SUPPLIED INFORMATION>
========

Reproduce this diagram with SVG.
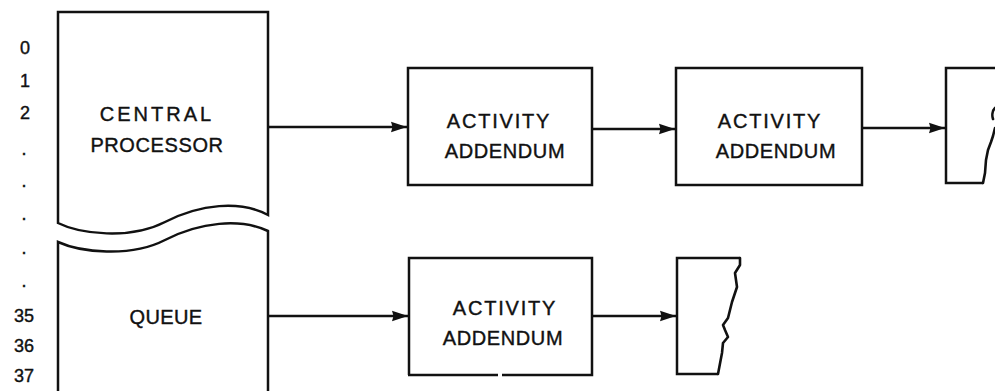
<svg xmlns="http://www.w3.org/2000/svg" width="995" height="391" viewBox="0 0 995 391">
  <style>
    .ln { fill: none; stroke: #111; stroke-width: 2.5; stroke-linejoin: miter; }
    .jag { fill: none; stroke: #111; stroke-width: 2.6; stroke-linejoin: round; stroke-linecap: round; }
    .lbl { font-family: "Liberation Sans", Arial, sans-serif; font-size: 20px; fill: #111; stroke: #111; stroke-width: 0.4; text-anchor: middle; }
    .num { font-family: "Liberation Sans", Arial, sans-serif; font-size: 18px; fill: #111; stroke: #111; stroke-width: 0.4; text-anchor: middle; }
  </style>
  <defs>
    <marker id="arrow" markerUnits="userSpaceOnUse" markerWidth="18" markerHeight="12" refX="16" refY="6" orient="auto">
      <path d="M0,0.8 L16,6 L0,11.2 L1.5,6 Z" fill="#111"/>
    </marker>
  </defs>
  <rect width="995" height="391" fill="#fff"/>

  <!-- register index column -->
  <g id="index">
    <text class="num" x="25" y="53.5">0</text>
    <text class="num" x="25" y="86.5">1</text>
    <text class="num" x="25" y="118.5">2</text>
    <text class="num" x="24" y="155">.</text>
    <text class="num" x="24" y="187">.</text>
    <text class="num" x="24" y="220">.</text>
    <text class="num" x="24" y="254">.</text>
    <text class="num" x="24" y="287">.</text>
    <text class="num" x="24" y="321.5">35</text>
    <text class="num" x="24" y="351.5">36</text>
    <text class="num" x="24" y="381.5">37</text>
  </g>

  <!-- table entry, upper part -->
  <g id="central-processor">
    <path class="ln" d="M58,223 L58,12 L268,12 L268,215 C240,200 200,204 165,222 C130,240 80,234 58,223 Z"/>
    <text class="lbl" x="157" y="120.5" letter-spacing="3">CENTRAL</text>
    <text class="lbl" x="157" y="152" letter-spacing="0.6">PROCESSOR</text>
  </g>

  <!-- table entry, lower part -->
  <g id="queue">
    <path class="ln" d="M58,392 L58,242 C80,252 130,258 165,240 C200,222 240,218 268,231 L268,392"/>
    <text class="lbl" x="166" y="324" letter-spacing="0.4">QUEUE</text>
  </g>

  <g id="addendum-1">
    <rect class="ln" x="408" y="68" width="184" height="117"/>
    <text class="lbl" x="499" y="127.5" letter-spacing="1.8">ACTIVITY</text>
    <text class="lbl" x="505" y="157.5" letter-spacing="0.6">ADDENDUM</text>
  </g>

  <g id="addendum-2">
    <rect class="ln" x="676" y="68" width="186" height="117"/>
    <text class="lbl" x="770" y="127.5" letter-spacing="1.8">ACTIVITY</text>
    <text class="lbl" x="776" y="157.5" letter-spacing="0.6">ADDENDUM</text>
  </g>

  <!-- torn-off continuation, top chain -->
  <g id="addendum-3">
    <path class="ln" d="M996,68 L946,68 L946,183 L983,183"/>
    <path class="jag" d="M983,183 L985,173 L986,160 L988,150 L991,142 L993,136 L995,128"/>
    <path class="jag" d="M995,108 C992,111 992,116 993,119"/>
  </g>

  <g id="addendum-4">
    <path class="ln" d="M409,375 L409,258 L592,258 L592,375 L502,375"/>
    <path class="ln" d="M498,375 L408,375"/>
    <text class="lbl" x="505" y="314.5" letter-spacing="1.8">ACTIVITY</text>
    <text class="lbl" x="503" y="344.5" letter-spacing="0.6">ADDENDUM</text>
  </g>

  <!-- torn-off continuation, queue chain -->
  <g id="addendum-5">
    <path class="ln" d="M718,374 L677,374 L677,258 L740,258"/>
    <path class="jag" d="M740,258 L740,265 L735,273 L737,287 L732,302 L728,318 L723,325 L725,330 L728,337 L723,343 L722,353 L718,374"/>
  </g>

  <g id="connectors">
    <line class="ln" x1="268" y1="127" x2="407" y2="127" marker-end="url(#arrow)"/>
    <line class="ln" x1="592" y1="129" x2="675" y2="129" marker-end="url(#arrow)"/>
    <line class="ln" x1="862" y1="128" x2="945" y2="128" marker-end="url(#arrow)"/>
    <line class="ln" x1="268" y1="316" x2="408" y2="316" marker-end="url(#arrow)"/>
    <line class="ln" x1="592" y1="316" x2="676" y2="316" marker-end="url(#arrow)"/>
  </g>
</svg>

========

Copy the listing exactly. Any image in it stays out of the copy.

Reproduce this diagram with SVG.
<svg xmlns="http://www.w3.org/2000/svg" width="995" height="391" viewBox="0 0 995 391">
  <style>
    .ln { fill: none; stroke: #111; stroke-width: 2.5; stroke-linejoin: miter; }
    .jag { fill: none; stroke: #111; stroke-width: 2.6; stroke-linejoin: round; stroke-linecap: round; }
    .lbl { font-family: "Liberation Sans", Arial, sans-serif; font-size: 20px; fill: #111; stroke: #111; stroke-width: 0.4; text-anchor: middle; }
    .num { font-family: "Liberation Sans", Arial, sans-serif; font-size: 18px; fill: #111; stroke: #111; stroke-width: 0.4; text-anchor: middle; }
  </style>
  <defs>
    <marker id="arrow" markerUnits="userSpaceOnUse" markerWidth="18" markerHeight="12" refX="16" refY="6" orient="auto">
      <path d="M0,0.8 L16,6 L0,11.2 L1.5,6 Z" fill="#111"/>
    </marker>
  </defs>
  <rect width="995" height="391" fill="#fff"/>

  <!-- register index column -->
  <g id="index">
    <text class="num" x="25" y="53.5">0</text>
    <text class="num" x="25" y="86.5">1</text>
    <text class="num" x="25" y="118.5">2</text>
    <text class="num" x="24" y="155">.</text>
    <text class="num" x="24" y="187">.</text>
    <text class="num" x="24" y="220">.</text>
    <text class="num" x="24" y="254">.</text>
    <text class="num" x="24" y="287">.</text>
    <text class="num" x="24" y="321.5">35</text>
    <text class="num" x="24" y="351.5">36</text>
    <text class="num" x="24" y="381.5">37</text>
  </g>

  <!-- table entry, upper part -->
  <g id="central-processor">
    <path class="ln" d="M58,223 L58,12 L268,12 L268,215 C240,200 200,204 165,222 C130,240 80,234 58,223 Z"/>
    <text class="lbl" x="157" y="120.5" letter-spacing="3">CENTRAL</text>
    <text class="lbl" x="157" y="152" letter-spacing="0.6">PROCESSOR</text>
  </g>

  <!-- table entry, lower part -->
  <g id="queue">
    <path class="ln" d="M58,392 L58,242 C80,252 130,258 165,240 C200,222 240,218 268,231 L268,392"/>
    <text class="lbl" x="166" y="324" letter-spacing="0.4">QUEUE</text>
  </g>

  <g id="addendum-1">
    <rect class="ln" x="408" y="68" width="184" height="117"/>
    <text class="lbl" x="499" y="127.5" letter-spacing="1.8">ACTIVITY</text>
    <text class="lbl" x="505" y="157.5" letter-spacing="0.6">ADDENDUM</text>
  </g>

  <g id="addendum-2">
    <rect class="ln" x="676" y="68" width="186" height="117"/>
    <text class="lbl" x="770" y="127.5" letter-spacing="1.8">ACTIVITY</text>
    <text class="lbl" x="776" y="157.5" letter-spacing="0.6">ADDENDUM</text>
  </g>

  <!-- torn-off continuation, top chain -->
  <g id="addendum-3">
    <path class="ln" d="M996,68 L946,68 L946,183 L983,183"/>
    <path class="jag" d="M983,183 L985,173 L986,160 L988,150 L991,142 L993,136 L995,128"/>
    <path class="jag" d="M995,108 C992,111 992,116 993,119"/>
  </g>

  <g id="addendum-4">
    <path class="ln" d="M409,375 L409,258 L592,258 L592,375 L502,375"/>
    <path class="ln" d="M498,375 L408,375"/>
    <text class="lbl" x="505" y="314.5" letter-spacing="1.8">ACTIVITY</text>
    <text class="lbl" x="503" y="344.5" letter-spacing="0.6">ADDENDUM</text>
  </g>

  <!-- torn-off continuation, queue chain -->
  <g id="addendum-5">
    <path class="ln" d="M718,374 L677,374 L677,258 L740,258"/>
    <path class="jag" d="M740,258 L740,265 L735,273 L737,287 L732,302 L728,318 L723,325 L725,330 L728,337 L723,343 L722,353 L718,374"/>
  </g>

  <g id="connectors">
    <line class="ln" x1="268" y1="127" x2="407" y2="127" marker-end="url(#arrow)"/>
    <line class="ln" x1="592" y1="129" x2="675" y2="129" marker-end="url(#arrow)"/>
    <line class="ln" x1="862" y1="128" x2="945" y2="128" marker-end="url(#arrow)"/>
    <line class="ln" x1="268" y1="316" x2="408" y2="316" marker-end="url(#arrow)"/>
    <line class="ln" x1="592" y1="316" x2="676" y2="316" marker-end="url(#arrow)"/>
  </g>
</svg>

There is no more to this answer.